While at Yale, Barbara worked in the Yale Admissions office, which was beginning to use multivariate regression to assist in projecting student performance based on their test scores and grades. John was very interested when she showed them what they were doing, and perhaps this was the seed that led to his leadership in the coming quantitative revolution in paleontology.
 
He was innovative from the start, and willing to take up new and challenging problems throughout his career. As a deep-time paleontologist, he introduced multivariate statistical methods to the analysis of fossils. At Columbia, he introduced multivariate analysis to students there, including Stephen Gould. He became department chair in 1966. 
 
John's student Leo Laporte wrote to him to consider joining the faculty at Brown University. John was unhappy with his duties as chairman at Columbia, and in 1967 he accepted a position at Brown on the condition that he would never have to be chairman! He and Barbara built a house in Seekonk, Massachusetts, where they lived for 49 years.
 
From 1973-1975, John served on a National Research Council panel that developed a 10-year research program for advancing understanding of climate change and the climate system. During the next decade, paleoclimatic research became central to understanding climate dynamics in atmospheric and ocean sciences. 
 
At Brown, John devoted himself to the study of microfossils in marine sediments from the Quaternary period of ice ages. With collaborators at Columbia, URI and later Oregon State University, he co-founded an NSF-sponsored multi-institutional project called CLIMAP (Climate: Mapping and Prediction), within which he masterminded his most famous discovery by using time series analysis to demonstrate that Earth’s orbital variations pace the multiple glacial/interglacial cycles of the ice ages. This work led directly to his election to the National Academy of Sciences in 1978 and to his selection as a MacArthur fellow in 1981. John received numerous honors, including the Maurice Ewing Medal in Geophysics in 1980, an Honorary Degree from the University of Edinburgh in 1989, the Leopold von Buch Medal in 1990, the Lyell Medal for Geology in 1991, the Vetlesen Prize in 1996, and the Vega Medal of the Swedish Society of Anthropology and Geography in 1999.
 
 
With his son, John, now a mathematical physicist at the University of Virginia, he wrote an influential paper modeling past climates, and with his daughter Kate, he wrote Ice Ages: Solving the Mystery about the historical developments leading to our current understanding of ice-age climates.
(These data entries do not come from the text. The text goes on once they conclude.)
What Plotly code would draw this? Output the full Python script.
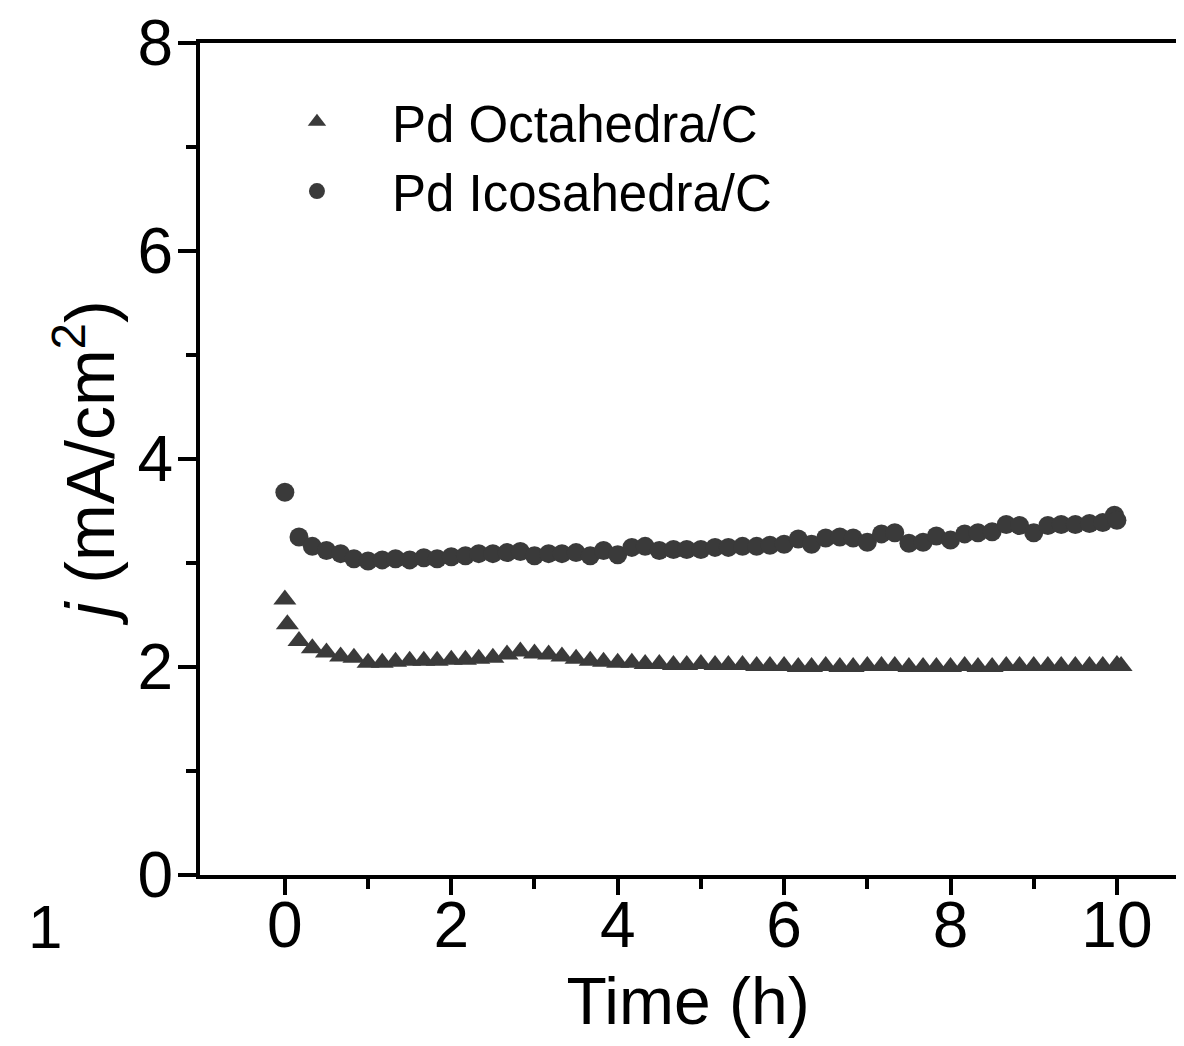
import plotly.graph_objects as go

# ---- data ----
oct_time = [0.0, 0.03, 0.17, 0.33, 0.5, 0.67, 0.83, 1.0, 1.17, 1.33, 1.5, 1.67, 1.83, 2.0,
            2.17, 2.33, 2.5, 2.67, 2.83, 3.0, 3.17, 3.33, 3.5, 3.67, 3.83, 4.0, 4.17, 4.33,
            4.5, 4.67, 4.83, 5.0, 5.17, 5.33, 5.5, 5.67, 5.83, 6.0, 6.17, 6.33, 6.5, 6.67,
            6.83, 7.0, 7.17, 7.33, 7.5, 7.67, 7.83, 8.0, 8.17, 8.33, 8.5, 8.67, 8.83, 9.0,
            9.17, 9.33, 9.5, 9.67, 9.83, 10.0, 10.05]
oct_j = [2.65, 2.41, 2.25, 2.18, 2.14, 2.10, 2.09, 2.04, 2.04, 2.05, 2.06, 2.06, 2.06, 2.07,
         2.07, 2.08, 2.09, 2.12, 2.15, 2.13, 2.12, 2.10, 2.08, 2.06, 2.05, 2.04, 2.04, 2.03,
         2.03, 2.02, 2.02, 2.03, 2.02, 2.02, 2.02, 2.01, 2.01, 2.01, 2.00, 2.00, 2.01, 2.00,
         2.00, 2.01, 2.01, 2.01, 2.00, 2.00, 2.00, 2.00, 2.01, 2.00, 2.00, 2.01, 2.01, 2.01,
         2.01, 2.01, 2.01, 2.01, 2.01, 2.02, 2.01]

ico_time = [0.0, 0.17, 0.33, 0.5, 0.67, 0.83, 1.0, 1.17, 1.33, 1.5, 1.67, 1.83, 2.0,
            2.17, 2.33, 2.5, 2.67, 2.83, 3.0, 3.17, 3.33, 3.5, 3.67, 3.83, 4.0, 4.17, 4.33,
            4.5, 4.67, 4.83, 5.0, 5.17, 5.33, 5.5, 5.67, 5.83, 6.0, 6.17, 6.33, 6.5, 6.67,
            6.83, 7.0, 7.17, 7.33, 7.5, 7.67, 7.83, 8.0, 8.17, 8.33, 8.5, 8.67, 8.83, 9.0,
            9.17, 9.33, 9.5, 9.67, 9.83, 9.97, 10.0]
ico_j = [3.68, 3.25, 3.16, 3.12, 3.09, 3.04, 3.02, 3.03, 3.04, 3.03, 3.05, 3.04, 3.06,
         3.07, 3.09, 3.09, 3.10, 3.11, 3.07, 3.09, 3.09, 3.10, 3.07, 3.12, 3.08, 3.15, 3.16,
         3.12, 3.13, 3.13, 3.13, 3.15, 3.15, 3.16, 3.16, 3.17, 3.18, 3.23, 3.18, 3.24, 3.25,
         3.24, 3.20, 3.28, 3.29, 3.19, 3.20, 3.26, 3.22, 3.28, 3.29, 3.30, 3.37, 3.36, 3.29,
         3.36, 3.37, 3.37, 3.38, 3.39, 3.46, 3.41]

x_ticks = [0, 2, 4, 6, 8, 10]
y_ticks = [0, 2, 4, 6, 8]

FONT = "Arial, Liberation Sans, sans-serif"
MARK = "#3a3a3a"

fig = go.Figure()
fig.add_trace(go.Scatter(x=oct_time, y=oct_j, mode="markers", name="Pd Octahedra/C",
                         marker=dict(symbol="triangle-up", size=20, color=MARK)))
fig.add_trace(go.Scatter(x=ico_time, y=ico_j, mode="markers", name="Pd Icosahedra/C",
                         marker=dict(symbol="circle", size=19, color=MARK)))

# page has an 8px body margin: figure sized to fit inside the window
fig.update_layout(
    width=1168, height=1030,
    margin=dict(l=192, r=0, t=35, b=163, autoexpand=False),
    paper_bgcolor="white", plot_bgcolor="white",
    font=dict(family=FONT, color="black"),
    showlegend=True,
    legend=dict(x=0.043, y=0.953, xanchor="left", yanchor="top",
                font=dict(size=51, family=FONT, color="black"),
                bgcolor="rgba(0,0,0,0)", itemwidth=140, tracegroupgap=0,
                itemsizing="trace"),
    annotations=[dict(text="1", xref="paper", yref="paper", x=-0.1588, y=-0.062,
                      xanchor="center", yanchor="middle", showarrow=False,
                      font=dict(size=62, family=FONT, color="black"))],
)
fig.update_xaxes(
    range=[-1.02, 10.71], tickvals=x_ticks, ticktext=[str(v) for v in x_ticks],
    automargin=False, ticklabeloverflow="allow",
    showgrid=False, zeroline=False, showline=True, linecolor="black", linewidth=4,
    mirror=True, ticks="outside", ticklen=16, tickwidth=4, tickcolor="black",
    ticklabelstandoff=-25,
    tickfont=dict(size=64, family=FONT, color="black"),
    minor=dict(tickvals=[1, 3, 5, 7, 9], ticks="outside", ticklen=10, tickwidth=4, tickcolor="black"),
    title=dict(text="Time (h)", font=dict(size=66, family=FONT, color="black"), standoff=19),
)
fig.update_yaxes(
    range=[0, 8], tickvals=y_ticks, ticktext=[str(v) for v in y_ticks],
    automargin=False, ticklabeloverflow="allow",
    showgrid=False, zeroline=False, showline=True, linecolor="black", linewidth=4,
    mirror=False, ticks="outside", ticklen=18, tickwidth=4, tickcolor="black",
    ticklabelstandoff=-8,
    tickfont=dict(size=64, family=FONT, color="black"),
    minor=dict(tickvals=[1, 3, 5, 7], ticks="outside", ticklen=10, tickwidth=4, tickcolor="black"),
    title=dict(text="<i>j</i> (mA/cm<sup>2</sup>)", font=dict(size=68, family=FONT, color="black"),
               standoff=2),
)

fig.write_html("out.html")
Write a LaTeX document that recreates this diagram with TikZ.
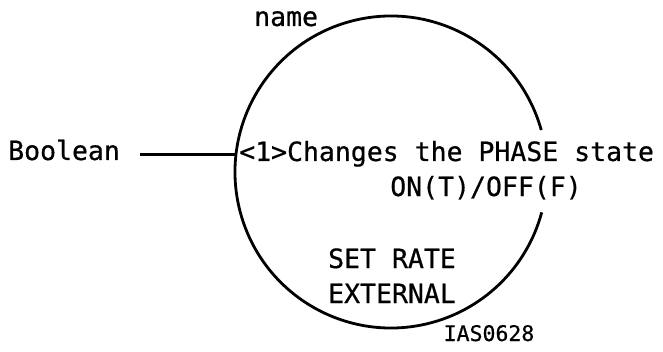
\documentclass[tikz,border=0pt]{standalone}
\usepackage{fontspec}
\usepackage{tikz}
\newfontfamily\monolab[FakeBold=0.6]{DejaVu Sans Mono}

\begin{document}
\begin{tikzpicture}[x=1pt, y=1pt,
  ring/.style={line width=2.8pt},
  lab/.style={inner sep=0pt, font=\monolab\fontsize{26.5}{35}\selectfont}]
\useasboundingbox (0,0) rectangle (663,351);
\coordinate (ctr) at (391,179);
\coordinate (inpt) at ([shift={(173.7:156)}]ctr);
\draw[ring] ([shift={(15.6:156)}]ctr) arc[start angle=15.6, end angle=345, radius=156pt];
\node[lab, anchor=base west] (nm) at (254,325) {name};
\node[lab, anchor=base west] (bool) at (8,191) {Boolean};
\draw[ring] ([xshift=20pt]bool.east |- inpt) -- (inpt);
\node[lab, anchor=base west] (desc) at (239,190) {<1>Changes the PHASE state};
\node[lab, anchor=base] (onoff) at (486,155) {ON(T)/OFF(F)};
\node[lab, anchor=base, align=center] (rate) at (392,48) {SET RATE\\EXTERNAL};
\node[lab, anchor=base, font=\monolab\fontsize{21.5}{25}\selectfont] (code) at (489,10) {IAS0628};
\end{tikzpicture}
\end{document}
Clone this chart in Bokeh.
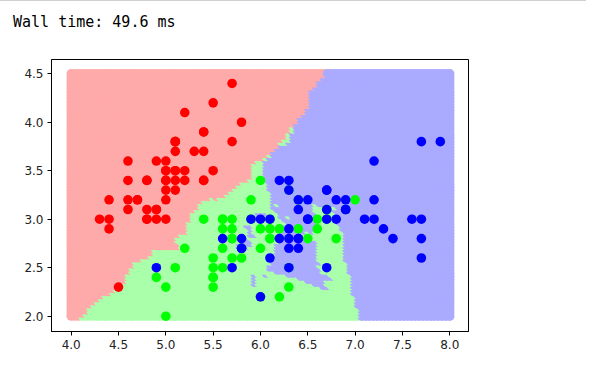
import numpy as np
from bokeh.plotting import figure
from bokeh.layouts import column
from bokeh.models import FixedTicker, NumeralTickFormatter, Div
from bokeh.embed import file_html
from bokeh.resources import INLINE

# Iris data: sepal length / sepal width per species
setosa_len = [5.1,4.9,4.7,4.6,5.0,5.4,4.6,5.0,4.4,4.9,5.4,4.8,4.8,4.3,5.8,5.7,5.4,5.1,5.7,5.1,5.4,5.1,4.6,5.1,4.8,5.0,5.0,5.2,5.2,4.7,4.8,5.4,5.2,5.5,4.9,5.0,5.5,4.9,4.4,5.1,5.0,4.5,4.4,5.0,5.1,4.8,5.1,4.6,5.3,5.0]
setosa_wid = [3.5,3.0,3.2,3.1,3.6,3.9,3.4,3.4,2.9,3.1,3.7,3.4,3.0,3.0,4.0,4.4,3.9,3.5,3.8,3.8,3.4,3.7,3.6,3.3,3.4,3.0,3.4,3.5,3.4,3.2,3.1,3.4,4.1,4.2,3.1,3.2,3.5,3.6,3.0,3.4,3.5,2.3,3.2,3.5,3.8,3.0,3.8,3.2,3.7,3.3]
versi_len = [7.0,6.4,6.9,5.5,6.5,5.7,6.3,4.9,6.6,5.2,5.0,5.9,6.0,6.1,5.6,6.7,5.6,5.8,6.2,5.6,5.9,6.1,6.3,6.1,6.4,6.6,6.8,6.7,6.0,5.7,5.5,5.5,5.8,6.0,5.4,6.0,6.7,6.3,5.6,5.5,5.5,6.1,5.8,5.0,5.6,5.7,5.7,6.2,5.1,5.7]
versi_wid = [3.2,3.2,3.1,2.3,2.8,2.8,3.3,2.4,2.9,2.7,2.0,3.0,2.2,2.9,2.9,3.1,3.0,2.7,2.2,2.5,3.2,2.8,2.5,2.8,2.9,3.0,2.8,3.0,2.9,2.6,2.4,2.4,2.7,2.7,3.0,3.4,3.1,2.3,3.0,2.5,2.6,3.0,2.6,2.3,2.7,3.0,2.9,2.9,2.5,2.8]
virg_len = [6.3,5.8,7.1,6.3,6.5,7.6,4.9,7.3,6.7,7.2,6.5,6.4,6.8,5.7,5.8,6.4,6.5,7.7,7.7,6.0,6.9,5.6,7.7,6.3,6.7,7.2,6.2,6.1,6.4,7.2,7.4,7.9,6.4,6.3,6.1,7.7,6.3,6.4,6.0,6.9,6.7,6.9,5.8,6.8,6.7,6.7,6.3,6.5,6.2,5.9]
virg_wid = [3.3,2.7,3.0,2.9,3.0,3.0,2.5,2.9,2.5,3.6,3.2,2.7,3.0,2.5,2.8,3.2,3.0,3.8,2.6,2.2,3.2,2.8,2.8,2.7,3.3,3.2,2.8,3.0,2.8,3.0,2.8,3.8,2.8,2.8,2.6,3.0,3.4,3.1,3.0,3.1,3.1,3.1,2.7,3.2,3.3,3.0,2.5,3.0,3.4,3.0]

light_colors = ["#FFAAAA", "#AAFFAA", "#AAAAFF"]
bold_colors = ["#FF0000", "#00FF00", "#0000FF"]
x_ticks = [4.0, 4.5, 5.0, 5.5, 6.0, 6.5, 7.0, 7.5, 8.0]
y_ticks = [2.0, 2.5, 3.0, 3.5, 4.0, 4.5]
wall_time_text = "Wall time: 49.6 ms"

# KNN (k=5, uniform) prediction over the plotting mesh, as in the original notebook
n_neighbors = 5
X = np.column_stack([setosa_len + versi_len + virg_len, setosa_wid + versi_wid + virg_wid])
y = np.array([0] * len(setosa_len) + [1] * len(versi_len) + [2] * len(virg_len))
mx, my = np.meshgrid(np.linspace(4, 8, 100), np.linspace(2, 4.5, 80))
mesh = np.column_stack([mx.ravel(), my.ravel()])
d2 = ((mesh[:, None, :] - X[None, :, :]) ** 2).sum(-1)
nn = y[np.argsort(d2, axis=1, kind="stable")[:, :n_neighbors]]
counts = np.stack([(nn == c).sum(1) for c in range(3)], 1)
pred = counts.argmax(1)
mesh_colors = [light_colors[c] for c in pred]

header = Div(text=wall_time_text, width=586, height=48, margin=0,
             styles={"font-family": "DejaVu Sans Mono", "font-size": "15px",
                     "line-height": "44.6px", "text-indent": "13px", "color": "black",
                     "white-space": "pre", "box-shadow": "inset 0 1px 0 #d0d0d0"})

p = figure(frame_width=417, frame_height=272,
           min_border_left=51, min_border_right=118, min_border_top=11, min_border_bottom=33,
           x_range=(3.792, 8.198), y_range=(1.842, 4.647),
           toolbar_location=None, output_backend="svg", margin=0)
p.background_fill_color = "white"
p.border_fill_color = "white"
p.outline_line_color = "black"
p.outline_line_width = 1
p.grid.visible = False

p.scatter(mesh[:, 0], mesh[:, 1], size=9.4, fill_color=mesh_colors, line_color=None)
for xs, ys, c in [(setosa_len, setosa_wid, bold_colors[0]),
                  (versi_len, versi_wid, bold_colors[1]),
                  (virg_len, virg_wid, bold_colors[2])]:
    p.scatter(xs, ys, size=9.6, fill_color=c, line_color=None)

for ax, ticks in [(p.xaxis, x_ticks), (p.yaxis, y_ticks)]:
    ax.ticker = FixedTicker(ticks=ticks)
    ax.formatter = NumeralTickFormatter(format="0.0")
    ax.minor_tick_line_color = None
    ax.major_tick_in = 0
    ax.major_tick_out = 4
    ax.major_tick_line_color = "black"
    ax.axis_line_color = "black"
    ax.major_label_text_font = "DejaVu Sans"
    ax.major_label_text_font_size = "12px"
    ax.major_label_text_color = "#222222"
    ax.major_label_standoff = 4

layout = column(header, p, spacing=0, margin=0)
open("out.html", "w").write(file_html(layout, INLINE))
In 1979, the book won the Phi Beta Kappa award for science writing. 
 
From 1981 to his retirement in 1990, he directed SPECMAP, an inter-institutional, international, interdisciplinary project that used time series analysis of marine cores to identify the timing and variability of orbital-scale environmental changes. Throughout his long career, he was able to bring together scientists around the world to work cooperatively on unraveling the mysteries of past climates. John encouraged, influenced, inspired, and supported many young faculty and students, a number of whom are current leaders in paleoceanography and paleoclimatology.
 
After retirement, he became an enthusiastic collector of wine glasses and also a lead historian for the men he had served with in the Tenth Mountain Division. With his wife Barbara’s help, he produced several books and videos about his time of service. 
 
John had a special love of skiing and the mountains, and this influenced his decision to join the mountain troops in World War II. He was devoted to his family, and shared with them his love for skiing, sailing, beach trips, and camping.
 
John is survived by wife Barbara, his daughter Katherine P., his son John Z. Imbrie, and three grandchildren.


A memorial service will be held at 1:30 on Sunday, May 22 in the Manning Chapel at Brown University. Donations in John's memory may be made to the Lewy-Body Dementia Association, lbda.org.